Christopher ROUSE (b. 1949)
Symphony No.2 (1994) [26:13]
Flute Concerto (1993) [27:56]
Rapture (2000) [11:22]
Sharon Bezaly (flute)
Royal Stockholm Philharmonic Orchestra/Alan Gilbert
rec. Stockholm Concert Hall, September 2003 (Symphony No.2), March 2006 (Flute Concerto) and September 2007 (Rapture)
Rouse’s Flute Concerto was partly inspired by his own Celtic ancestry and by a more recent, cruel event that happened in Liverpool in 1993 when a two-year old boy named James Bulger was brutally tortured and then murdered by two ten-year old boys. The outer movements – both entitled “Amhrán” (“song” in Gaelic) and the two faster movements clearly allude to the Celtic world at large, be it Irish or Scottish. The central Elegia is “rather an emotional reaction to the Bulger murder”. The concerto is dedicated to the memory of James Bulger. Rouse’s Flute Concerto is an alluring work and the deeply felt elegy undoubtedly imbues the whole work with deep feelings. Sharon Bezaly is fully in touch with the emotional and technical architecture of this work.

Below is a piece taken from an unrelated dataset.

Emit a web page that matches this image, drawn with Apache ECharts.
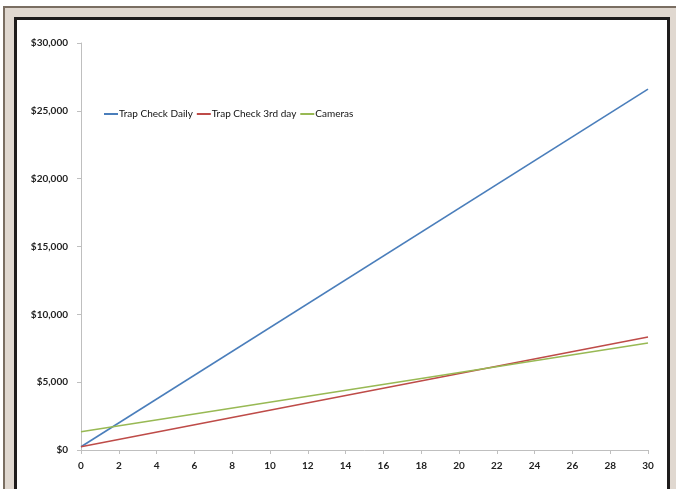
<!DOCTYPE html>
<html>
<head>
<meta charset="utf-8">
<script src="https://cdn.jsdelivr.net/npm/echarts@6/dist/echarts.min.js"></script>
<style>
  html, body { margin: 0; padding: 0; width: 676px; height: 489px; background: #fff; overflow: hidden; }
  #frame { position: absolute; left: 3px; top: 6px; width: 690px; height: 500px; background: #e0d8d0; border-top: 2px solid #7a6e62; border-left: 2px solid #7a6e62; }
  #inner { position: absolute; left: 14px; top: 17px; width: 650px; height: 480px; background: #fff; border: 3px solid #1e1c1c; }
  #chart { position: absolute; left: 0; top: 0; width: 676px; height: 489px; }
</style>
</head>
<body>
<div id="frame"></div>
<div id="inner"></div>
<div id="chart"></div>
<script>
const days = [0, 30];
const trapDaily = [240, 26600];
const trap3rd = [240, 8330];
const cameras = [1350, 7890];
const seriesNames = ['Trap Check Daily', 'Trap Check 3rd day', 'Cameras'];
const colors = ['#4a7ebb', '#be4b48', '#98b954'];

function pairs(vals) { return days.map((d, i) => [d, vals[i]]); }

const chart = echarts.init(document.getElementById('chart'), null, { renderer: 'canvas' });
const font = 'Lato, "Open Sans", sans-serif';
chart.setOption({
  backgroundColor: 'transparent',
  animation: false,
  color: colors,
  grid: { left: 81, right: 28, top: 43, bottom: 39, containLabel: false },
  legend: {
    left: 99, top: 104,
    icon: 'rect', itemWidth: 14, itemHeight: 2, itemGap: 4,
    textStyle: { fontFamily: font, fontSize: 10, color: '#111', padding: [0, 0, 0, -4] },
    data: seriesNames
  },
  xAxis: {
    type: 'value', min: 0, max: 30, interval: 2,
    axisLine: { lineStyle: { color: '#bfbfbf', width: 1 } },
    axisTick: { show: true, length: 4, lineStyle: { color: '#bfbfbf' } },
    axisLabel: { fontFamily: font, fontSize: 10, color: '#222', margin: 11, fontWeight: 'bold' },
    splitLine: { show: false }
  },
  yAxis: {
    type: 'value', min: 0, max: 30000, interval: 5000,
    axisLine: { show: true, lineStyle: { color: '#bfbfbf', width: 1 } },
    axisTick: { show: true, length: 4, lineStyle: { color: '#bfbfbf' } },
    axisLabel: { fontFamily: font, fontSize: 10, color: '#222', margin: 13, fontWeight: 'bold',
      formatter: v => '$' + v.toLocaleString('en-US') },
    splitLine: { show: false }
  },
  series: [
    { name: seriesNames[0], type: 'line', data: pairs(trapDaily), symbol: 'none', lineStyle: { width: 1.6 } },
    { name: seriesNames[1], type: 'line', data: pairs(trap3rd), symbol: 'none', lineStyle: { width: 1.6 } },
    { name: seriesNames[2], type: 'line', data: pairs(cameras), symbol: 'none', lineStyle: { width: 1.6 } }
  ]
});
</script>
</body>
</html>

The Second Symphony, too, is an elegy of sorts: the death of fellow composer Stephen Albert in a car accident was the catalyst for the profoundly felt elegy that is the symphony’s second movement. Unlike the First Symphony (BIS-CD-1386), the Second Symphony is in the more traditional fast-slow-fast pattern, in which symphonic coherence is achieved by having material from the first movement restated but with a completely different expressive character in the third movement. While the first movement is comparatively carefree and effervescent (as the composer has it), the third is rather more aggressive and troubled. Like that of the Flute Concerto, the long central movement is a moving and at times impassioned piece building-up to a Whitmanesque climax (“… and the strong dead-march enwraps me …”). It forms the emotional core of the entire work.

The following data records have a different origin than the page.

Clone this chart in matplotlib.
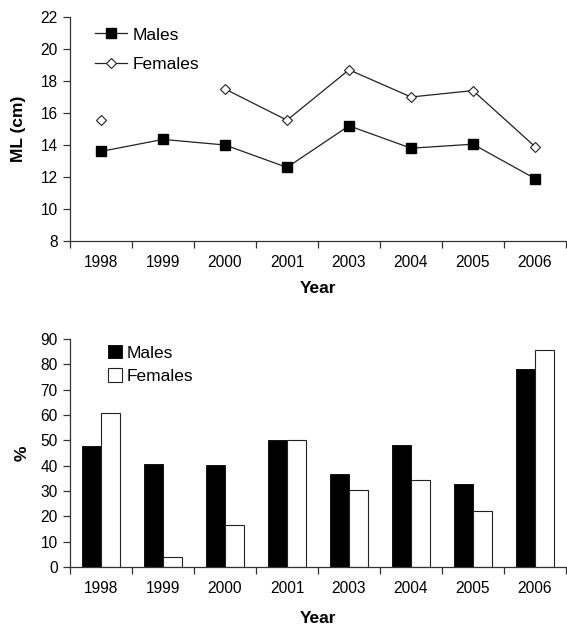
import numpy as np
import matplotlib.pyplot as plt

plt.rcParams['font.family'] = ['Liberation Sans', 'DejaVu Sans']

years = ['1998', '1999', '2000', '2001', '2003', '2004', '2005', '2006']

# mean mantle length (cm)
ml_males = [13.6, 14.35, 14.0, 12.6, 15.2, 13.8, 14.05, 11.9]
ml_females = [15.55, np.nan, 17.5, 15.55, 18.7, 17.0, 17.4, 13.9]

# percentage per year
pct_males = [47.8, 40.8, 40.2, 50.3, 36.8, 48.0, 32.6, 78.3]
pct_females = [60.8, 3.9, 16.6, 50.0, 30.4, 34.2, 22.2, 85.8]

x = np.arange(len(years))
axcol = '#333333'

fig = plt.figure(figsize=(5.67, 6.26), dpi=100)
ax1 = fig.add_axes([70/567, 1-241/626, 496/567, 224/626])
ax2 = fig.add_axes([70/567, 1-567/626, 496/567, 228/626])


def style(ax):
    for s in ['top', 'right']:
        ax.spines[s].set_visible(False)
    for s in ['left', 'bottom']:
        ax.spines[s].set_color(axcol)
        ax.spines[s].set_linewidth(0.9)
    ax.set_xlim(-0.5, len(years) - 0.5)
    ax.set_xticks(np.arange(len(years) + 1) - 0.5)
    ax.set_xticklabels([])
    ax.set_xticks(x, minor=True)
    ax.set_xticklabels(years, minor=True)
    ax.tick_params(axis='x', which='major', direction='out', length=5,
                   width=0.9, color=axcol)
    ax.tick_params(axis='x', which='minor', length=0, pad=10, labelsize=11.2)
    ax.tick_params(axis='y', direction='out', length=5, width=0.9,
                   color=axcol, labelsize=11.2, pad=4)


# top: mantle length lines
ax1.plot(x, ml_males, color='#222222', lw=0.9, marker='s', ms=7.5,
         mfc='black', mec='black', label='Males')
ax1.plot(x, ml_females, color='#222222', lw=0.9, marker='D', ms=5,
         mfc='white', mec='#222222', mew=0.8, label='Females')
ax1.set_ylim(8, 22)
ax1.set_yticks(np.arange(8, 23, 2))
style(ax1)
ax1.set_xlabel('Year', fontsize=12.5, fontweight='bold', labelpad=8)
ax1.set_ylabel('ML (cm)', fontsize=12.5, fontweight='bold', labelpad=10)
ax1.legend(loc='upper left', bbox_to_anchor=(0.03, 1.0), frameon=False,
           fontsize=12.5, handlelength=1.85, handletextpad=0.3,
           labelspacing=0.85, borderaxespad=0.2)

# bottom: percentages as paired bars
w = 0.3
ax2.bar(x - w/2, pct_males, width=w, color='black', edgecolor='black',
        linewidth=0.6, label='Males')
ax2.bar(x + w/2, pct_females, width=w, color='white', edgecolor='#222222',
        linewidth=0.8, label='Females')
ax2.set_ylim(0, 90)
ax2.set_yticks(np.arange(0, 91, 10))
style(ax2)
ax2.set_xlabel('Year', fontsize=12.5, fontweight='bold', labelpad=11)
ax2.set_ylabel('%', fontsize=12.5, fontweight='bold', labelpad=8)
ax2.legend(loc='upper left', bbox_to_anchor=(0.055, 1.02), frameon=False,
           fontsize=12.5, handlelength=0.8, handleheight=0.8,
           handletextpad=0.3, labelspacing=0.45, borderaxespad=0.2)

fig.savefig('out.png', dpi=100)
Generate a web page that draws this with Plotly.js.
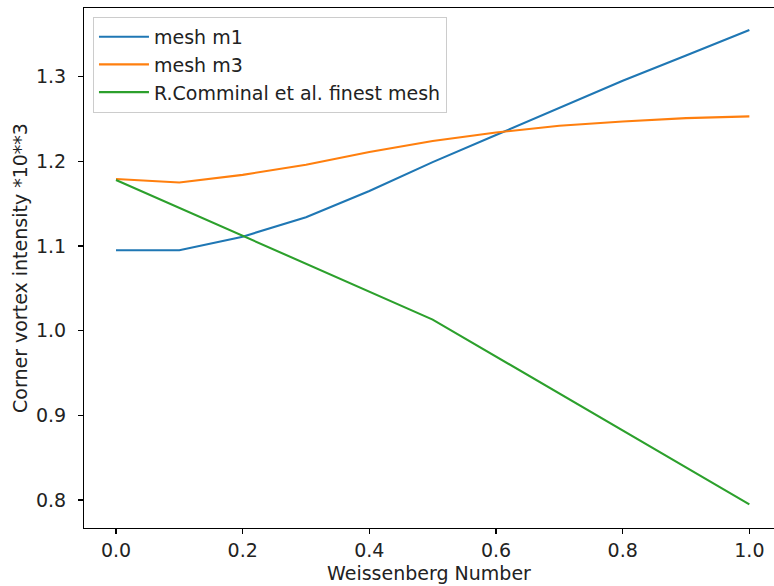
<!DOCTYPE html>
<html>
<head>
<meta charset="utf-8">
<script src="https://cdn.plot.ly/plotly-3.0.1.min.js"></script>
<style>html,body{margin:0;padding:0;background:#fff;}#chart{width:774px;height:586px;}</style>
</head>
<body>
<div id="chart"></div>
<script>
// Data
const wiM1 = [0.0, 0.1, 0.2, 0.3, 0.4, 0.5, 0.6, 0.7, 0.8, 0.9, 1.0];
const meshM1 = [1.095, 1.095, 1.111, 1.134, 1.165, 1.199, 1.231, 1.263, 1.295, 1.325, 1.355];
const wiM3 = [0.0, 0.1, 0.2, 0.3, 0.4, 0.5, 0.6, 0.7, 0.8, 0.9, 1.0];
const meshM3 = [1.179, 1.175, 1.184, 1.196, 1.211, 1.224, 1.234, 1.242, 1.247, 1.251, 1.253];
const wiRef = [0.0, 0.5, 1.0];
const comminal = [1.178, 1.013, 0.795];
const seriesNames = ["mesh m1", "mesh m3", "R.Comminal et al. finest mesh"];
const xTicks = [0.0, 0.2, 0.4, 0.6, 0.8, 1.0];
const yTicks = [0.8, 0.9, 1.0, 1.1, 1.2, 1.3];
const xTitle = "Weissenberg Number";
const yTitle = "Corner vortex intensity *10**3";

const colors = ["#1f77b4", "#ff7f0e", "#2ca02c"];
const font = "DejaVu Sans, sans-serif";
const fs = 19;

const traces = [
  {x: wiM1, y: meshM1, name: seriesNames[0], mode: "lines", line: {color: colors[0], width: 2.1}},
  {x: wiM3, y: meshM3, name: seriesNames[1], mode: "lines", line: {color: colors[1], width: 2.1}},
  {x: wiRef, y: comminal, name: seriesNames[2], mode: "lines", line: {color: colors[2], width: 2.1}}
];

const axisCommon = {
  showgrid: false, zeroline: false, showline: true, linecolor: "#000", linewidth: 1.1,
  ticks: "outside", ticklen: 5, tickwidth: 1.1, tickcolor: "#000",
  tickfont: {family: font, size: fs, color: "#222"}, tickformat: ".1f"
};

const layout = {
  width: 774, height: 586,
  margin: {l: 84, r: 0, t: 8, b: 58},
  paper_bgcolor: "#fff", plot_bgcolor: "#fff",
  font: {family: font, size: fs, color: "#222"},
  showlegend: true,
  legend: {
    x: 0.013, y: 0.983, xanchor: "left", yanchor: "top",
    bgcolor: "rgba(255,255,255,0.8)", bordercolor: "#cccccc", borderwidth: 1,
    itemwidth: 50,
    font: {family: font, size: fs, color: "#222"}
  },
  xaxis: Object.assign({}, axisCommon, {
    range: [-0.0505, 1.0389], tickvals: xTicks, mirror: true,
    title: {text: xTitle, font: {family: font, size: fs, color: "#222"}, standoff: 6}
  }),
  yaxis: Object.assign({}, axisCommon, {
    range: [0.767, 1.381], tickvals: yTicks, mirror: false, ticklabelstandoff: 8,
    title: {text: yTitle, font: {family: font, size: fs, color: "#222"}, standoff: 3}
  })
};

Plotly.newPlot("chart", traces, layout, {displayModeBar: false, staticPlot: true});
</script>
</body>
</html>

By contrast Rapture is a fairly straightforward work conceived as a crescendo “from warm serenity to an almost blinding ecstasy” achieved by progressively fuller orchestration and louder dynamics. This might suggest parallels with Bolero but while the Ravel relies on thematic repetition with different scoring the Rouse is more clearly goal-orientated. That said both works end in a blinding ecstasy.
Christopher Rouse’s music is often described as being visceral in impact, but – as some of the music here makes clear – it can be warmly lyrical and tender, as in the Flute Concerto.
Christoph Eschenbach, to whom the Second Symphony is dedicated, recorded it several years ago as well as the Flute Concerto. There the Concerto was played by Carol Wincenc for whom it was written (Telarc CD-80452). There is not much to choose between those performances and the present ones, the only difference being that Eschenbach adds some more weight to the central Elegia of the Flute Concerto. For information’s sake, let me also add that Leif Segerstam recorded Rapture a few years ago (Ondine ODE 1016-2).
Alan Gilbert obviously loves the music and conducts committed and convincing readings of these superbly crafted scores. This nicely produced release is a most welcome addition to Rouse’s discography. Incidentally, this disc is titled “Gilbert conducts Rouse II”. Does this mean that further instalments might be expected in some near future? I certainly hope so.